Custodire la direzione di vita

by Mauro 23. ottobre 2016 13:38

         C’è un combattimento che dà senso alla vita di ogni persona. Ciascuno lotta per una causa, si spende per dare motivo ed ottenere qualcosa di significativo per la propria esistenza e, ciò, a prescindere dal credo religioso. Si tratta dell’atteggiamento proprio dell’essere umano che abbisogna di un motivo per vivere e per guardare oltre.

            Quotidianamente, eppure, incontro persone che si sono passivizzate cadendo in uno stato depressivo di rinuncia e di abbandono. Alcune, mi dicono, a motivo della mancanza di sbocchi lavorativi o per i traumi subiti nella loro storia. Non è facile favorire l’uscita da quel tunnel e, riscontro in tanti, la grande illuminazione e forza che traggono dal Vangelo.

Il passo che la Comunità cattolica medita questa domenica (Lc 18, 9-14) si adatta perfettamente al contesto culturale dei nostri giorni, in cui la spinta alla soddisfazione compulsiva cercherebbe di dare direzione, suggerire necessarie “battaglie”, finendo con il gonfiare l’io dell’individuo fino a privarlo della relazione con l’altro.

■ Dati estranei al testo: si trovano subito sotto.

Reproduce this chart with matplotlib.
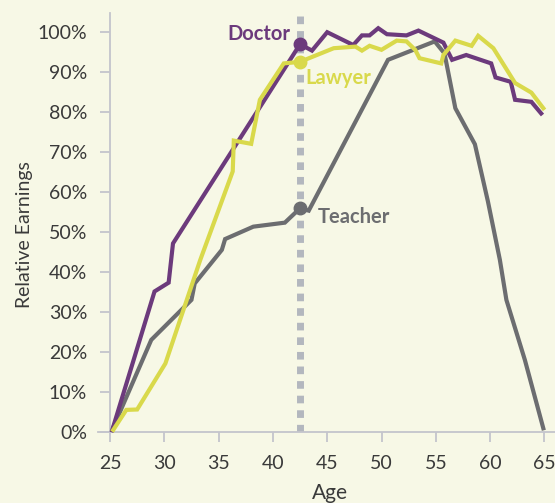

Una sindrome autoreferenziale pare contagiare l’uomo contemporaneo svuotandolo di orizzonti e di interesse gratuito per l’altro.

La Parabola in questione racconta di due individui, l’uno rigidamente coartato dentro i suoi schemi di vita e di religione, l’altro consapevole della sua pesantezza d’animo ma aperto alla relazione con Dio. Tra i due non c’è distinzione di fragilità, sia il fariseo che il pubblicano sono additabili come “peccatori”, nel senso che entrambi hanno sbagliato direzione di vita ma l’elaborazione dell’esperienza da loro fatta è ben differente!

Il fariseo è uomo di religione, fa tante cose giuste magari con tanti scrupoli e, per questo, si presenta a Dio pieno di sé. Non è mendicante, è sazio dei suoi giorni per cui non vive di desiderio ma di appagamenti. Cerca l’utile in ogni cosa, finendo così con il competere anche con Dio: è a Lui che presenta i suoi meriti in eccesso come a dimostrare che ha superato anche le richieste divine.

Sta facendo di più quest’uomo, ma ciò solo per autocelebrarsi e “nientificare” l’altro. Questo è il motivo per cui Gesù racconta la parabola, cioè per quanti hanno assunto una postura esistenziale volta ad annientare chi sta loro attorno ed ergervisi al di sopra.

Il pubblicano aveva affidato la sua vita ai proventi, i soldi determinavano le sue scelte ed amicizie, eppure ora si rende conto che senza Dio non ha più nulla. Tutto ha perso il sapore, il gusto, ed è perciò che innalza la sua preghiera al Signore.

“O Dio, abbi pietà di me peccatore”: questa è la sua preghiera essenziale con la quale arriva nelle profondità del suo animo e nel Cielo. Parte dal riconoscere la grandezza di Dio, tanto che non osa alzare lo sguardo, declinata dalla sua “pietà” e cioè onnipotente misericordia. 

Il suo cuore è prima di tutto gratitudine ed è da questa che scaturisce la sua ammissione di colpa. Non è quest’ultima il punto di partenza ma l’amore del Padre che fa sentire accolti e guardati e, perciò, capaci di riconoscere le proprie colpe. Il contrario equivarrebbe ad essere schiacciati per il proprio peso, così come accadeva ai farisei, ossessionati dall’enorme quantità di precetti che essi stessi si erano dati.

Dei due solo il pubblicano tornerà a casa riconciliato: è l’ingresso nella Comunità cristiana dove lo stare nella stessa “Casa” rappresenta il Battesimo, luogo di vita nuova e di rinascita da cittadini del Cielo.